Don’t get me wrong. It is one of those moments when our parents start an innocent conversation, but it is super awkward for us. They might not understand why but it is probably because we can’t tell them the truth or lie to them. We just don’t know what to say? Like when your parents ask:

“Beta Geeta Aunty says she saw you with Anjali. Is she your girlfriend?”

“Beta, I was washing your clothes and found a condom in your pants. Is it yours? Why do you have it?”

“Beta Yeh Tinder kya hota hai?”

“Do you smoke? Do you have a boyfriend?”

And then they go on with “Arey beta hai toh bata do. We wouldn’t say anything. We are your friends!” Like why? Then moments when they’re trying to educate you about sex. You can’t even say “I KNOW EVERYTHING! I AIN’T JON SNOW!”

It is moments like these when I wish I had Harry Potter’s Invisibility Cloak.

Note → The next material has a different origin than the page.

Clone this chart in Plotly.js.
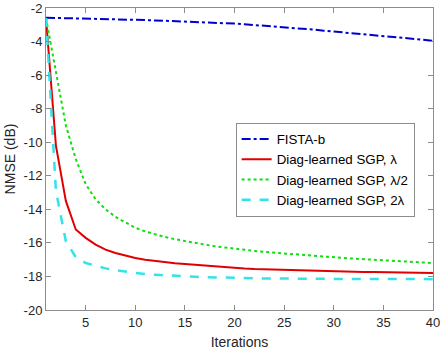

Here are a few ways you can escape these awkward conversations with your parents:

  • Pretend You Got A Phone Call
Pretend You Got A Phone Call
Image Source – Google

Now, this seems easy but really isn’t because you need to be really sneaky. At times your parents would just sit there, waiting for you to finish the phone call. You got to be really sneaky and careful. Take the phone call, and pretend like it is really important so you could slowly leave even if they won’t!

  • Crack a Joke
Crack a Joke
Image Source – Google

So, when you notice the conversation is getting awkward and making either of you uncomfortable. Take charge and lighten up the conversation with humour. Like Chandler uses humour as a defense mechanism.

  • Nod Your Head
Nod Your Head
Image Source – Google

Seems easy, right? Just don’t sit there nodding your head like Noddy! Understand what they’re saying. Comprehend it and know which ways to nod your head. If the conversation is awkward, do not make it worse by saying something. Pretend that you understand and agree with everything. It is not like you have to do as they say right on the spot!

  • Do Not Shout
Do Not Shout
Image Source – Google

No matter what happens, do not shout. We often make the mistake of letting our parents know that we are irritated or embarrassed. Do not let them smell your fear. This will have serious repercussions. Firstly, they’ll know that something is up. And secondly, they will make you talk! They would never let the topic rest.

  • Shift Their Attention to Your Siblings
Shift Their Attention to Your Siblings
Image Source – Google

So, if you have a sibling, this one will be a piece of cake for you. Shift their questions to your siblings. This is certainly not a very nice thing to do but, you got no option. You got to save yourself.

  • Tell Them Something You Achieved
Tell Them Something You Achieved
Image Source – Google

If you’ve had a recent achievement like a promotion, aced the test or anything which will make them slightly happy with you. Shoot the news at them! There wouldn’t be a better time to do it. They will instantly forget about the awkward topic.

  • Stall The Conversation
Stall The Conversation
Image Source – Google

Stalling isn’t a really good thing but sometimes when you got no other option, you got to do it. Do not refuse to talk about the topic, politely let them know that you want to talk about it but can’t right now.

Use something like “As much as I would love to talk about it, I got this paper due tomorrow. We can talk about it after I am done with my paper if that is okay with you.”

  • Throw in a Compliment
Throw in a Compliment
Image Source – Google

Flattery is a way out of a lot of things & situations! And who doesn’t likes to be praised? As soon as the conversation starts to get awkward try and throw a compliment at your parents. Make sure you slip it in really carefully. Don’t make it too obvious otherwise, they’ll know what you’re doing!

You can’t avoid awkward situations & conversations with your parents, but you can try escaping them. Go ahead and try them out cheetahs! But be careful because they gave birth to you and “Baap toh baap hota hai!”